LO ZAMPINO DI MATTEUCCIO SULLA RISPOSTA ITALIANA ALLA UE – E BRUXELLES NON GRADISCE LE SCORCIATOIE: SOLO SCUSE – COSI’ RENZI TORNA A SCARICARE VELENI CONTRO LA MERKEL PER IL SURPLUS COMMERCIALE, COME TRUMP - ORA LA PROCEDURA D'INFRAZIONE E' ALLE PORTE
Fabio Martini per la Stampa
La «letterina» di risposta a Bruxelles, il presidente del Consiglio Paolo Gentiloni la voleva tutta politica, breve, priva di dettagli puntuali e aperta ad una fase ulteriore di negoziato. Alla fine così è stato: poco dopo le 20,30, quando a Palazzo Chigi hanno dato il via libera all' ultima di una serie di bozze, il testo finale della lettera di risposta del ministro dell' Economia alla Commissione europea rispondeva ai requisiti concordati due giorni fa dal presidente del Consiglio in un incontro con Pier Carlo Padoan.
Certo, dietro le quinte vigilava Matteo Renzi, con la sua raccomandazione a Gentiloni e a Padoan a non mollare, a mostrarsi «determinati», a fare come negli anni scorsi: allungare la trattativa sino a sfinire gli interlocutori di Bruxelles. Ma stavolta c' era da affrontare una novità che ha indotto i due leader del governo a rinunciare alla linea dello scontro aperto con la Commissione europeo.
La novità è questa: proprio in virtù dei corposissimi «sconti» concessi nei due anni scorsi (ben 19 miliardi di spese in deficit), a Bruxelles hanno fatto capire a Roma che in caso di risposte evasive, la procedura di infrazione stavolta partirebbe. Un «lusso» che l' Italia del 2017 non si può concedere: troppo alto sarebbe il costo in termini di reputazione sui mercati di eventuali sanzioni. E al tempo stesso, e questo è scritto nella lettera, «un aggiustamento troppo rapido danneggerebbe l' economia in un momento di accresciuta incertezza geopolitica».
Tra queste Scilla e Cariddi, Gentiloni e Padoan hanno costruito una lettera asciutta (59 righe), che, escludendo manovra correttiva e nuove tasse, vincola il governo a una politica di bilancio strutturale rispettosa, nel medio e lungo periodo, delle regole sul risanamento dei conti. In altre parole un impegno ad accrescere la pressione fiscale e migliorare la «spending review».
Ma senza specificare né come né quando. Una politica della quale darà conto il Def (Documento di economia e finanza) previsto per aprile. Nella sostanza - e questo è il senso politico e finanziario della riposta a Bruxelles - l' Italia, senza dirlo esplicitamente, fa capire di essere pronta a spalmare gli effetti della correzione in un arco temporale di medio periodo.

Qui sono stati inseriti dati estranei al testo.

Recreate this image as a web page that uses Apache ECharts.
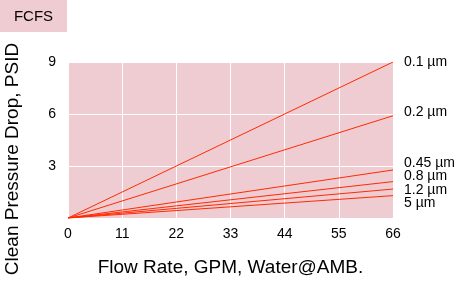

Una lettera formalmente firmata Padoan, preparata dai tecnici e dai politici del Mef, seguita e sottoscritta dal presidente del Consiglio e che ha avuto l' avallo politico di Matteo Renzi. Che ha voluto dire la sua, anticipando una offensiva politica che Gentiloni ha intenzione di lanciare nelle prossime settimane: quella contro la politica «doppiopesista» della Commissione europea, forte con i Paesi «deboli» e debole con i «forti».
Scrive il segretario del Pd nel suo blog: «Il team economico di Trump ha fortemente polemizzato con la Germania per lo spaventoso squilibrio commerciale. Questa critica nel nostro continente arriva soprattutto da sinistra. Le regole dicono che il surplus commerciale della Germania non può essere superiore al 6%, oggi è intorno al 9%. Si tratta di una violazione delle regole che fa male a tutta l' Europa. E che la indebolisce a favore dei soli amici tedeschi».
E ancora: «Dobbiamo rispettare le regole europee, vogliamo continuare a farlo. Ma l' Europa per prima deve chiedere il rispetto delle regole, a tutti. Non solo a noi. Più volte abbiamo posto il tema» del surplus commerciale tedesco «in modo ufficiale, nei tavoli di discussione: vogliamo rispettare le regole. Ma dobbiamo farlo tutti. Anche la Germania. La filosofia dei due pesi e due misure è sbagliata».